Another approach (“trimmed best midpoints”) addresses drawback A. We compute the midpoint by a floating-point operation, and the radius separately, but use a floating-point precision for the midpoint that corresponds to the accuracy implied by the radius bound (plus a few more digits). Yet another approach (“best balls”) addresses drawback B: we simultaneously compute a midpoint and radius such that the resulting ball tightly encloses the mathematically exact function image.

There are still more choices. Should one compute the “best radius”, or just a “generic radius”? A typical “generic” radius bound for $f(x \pm r)$ would be $r C$ where $C = \sup_{|t-x| \le r} |f’(t)|$, plus a rounding error bound. This converges to the best bound when $r \to 0$, but can be wildly inaccurate when $r$ is large. Computing the best radius bound (even just approximately) generally requires much more work, although there are situations where it can be worth it.

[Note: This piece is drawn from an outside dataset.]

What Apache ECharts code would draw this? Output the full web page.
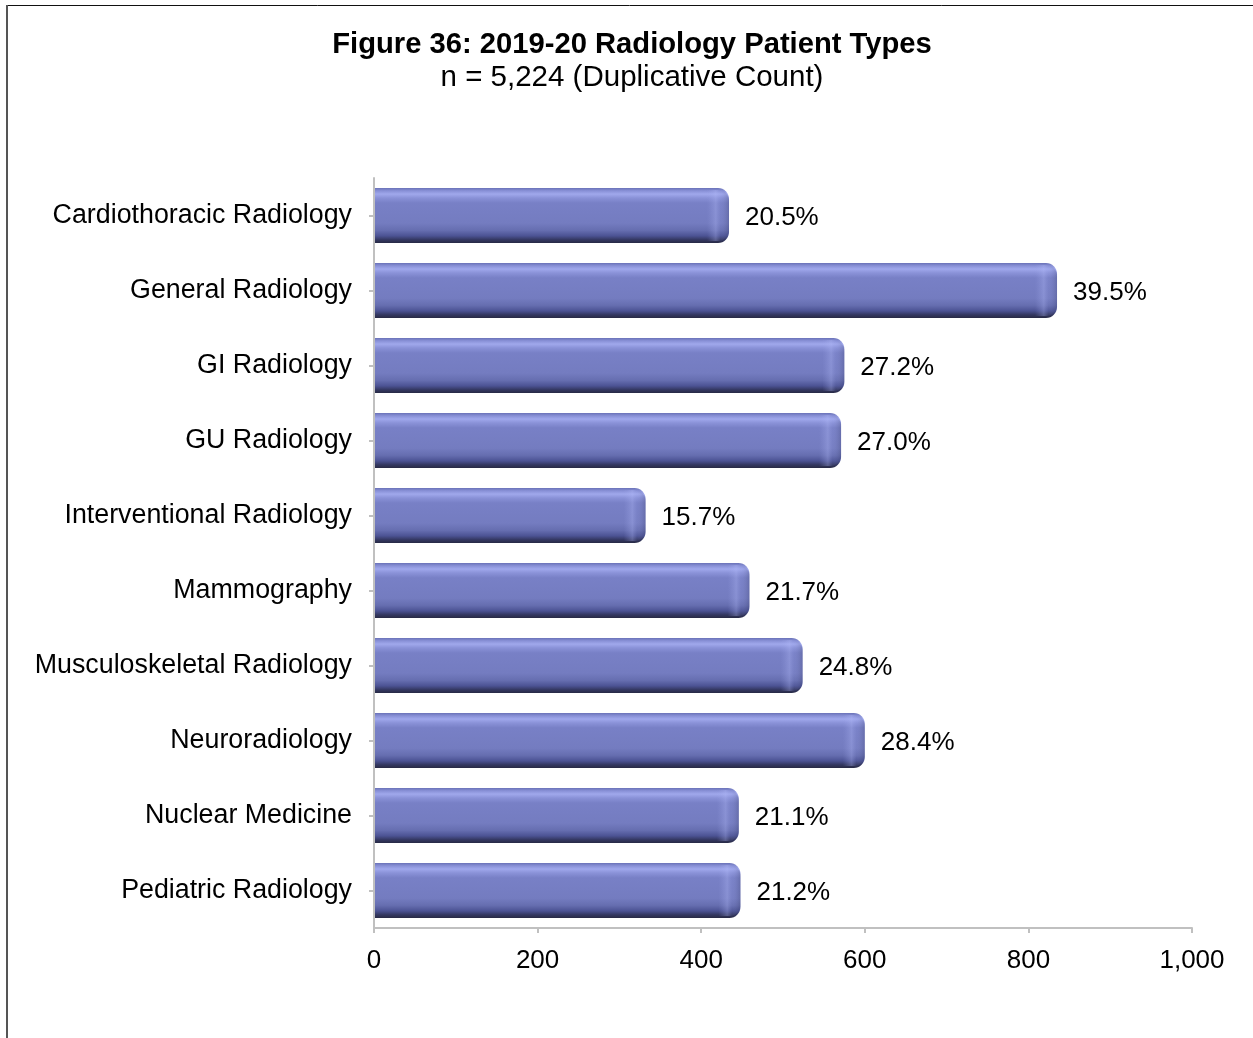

Consider evaluating $\sin(10 \pm 3)$. With “best midpoints”, the output would be something like $-0.544021110889370 \pm 3.001$ (or $\ldots \pm 1.545$ with a “best radius” bound). With “trimmed best midpoints”, the output would be something like $-0.544 \pm 3.002$ (or $-0.544 \pm 1.545$ with a “best radius” bound). With “best balls”, the output would be something like $0 \pm 1$. These results are quite different, and it’s easy to construct a sequence of calculations where one becomes vastly superior to the other.

So far in Arb, I’m using “best midpoints” with “generic radius bounds”, at least for arithmetic operations and most of the time for elementary functions. In some cases, different approaches are used. Trimming can always be done manually by the user to improve performance, but this doesn’t help when the trimming should be done in the middle of an algorithm implemented in the library itself. I’m considering switching to “trimmed best midpoints” in the future (or perhaps keeping the current behavior by default and making automatic trimming optional).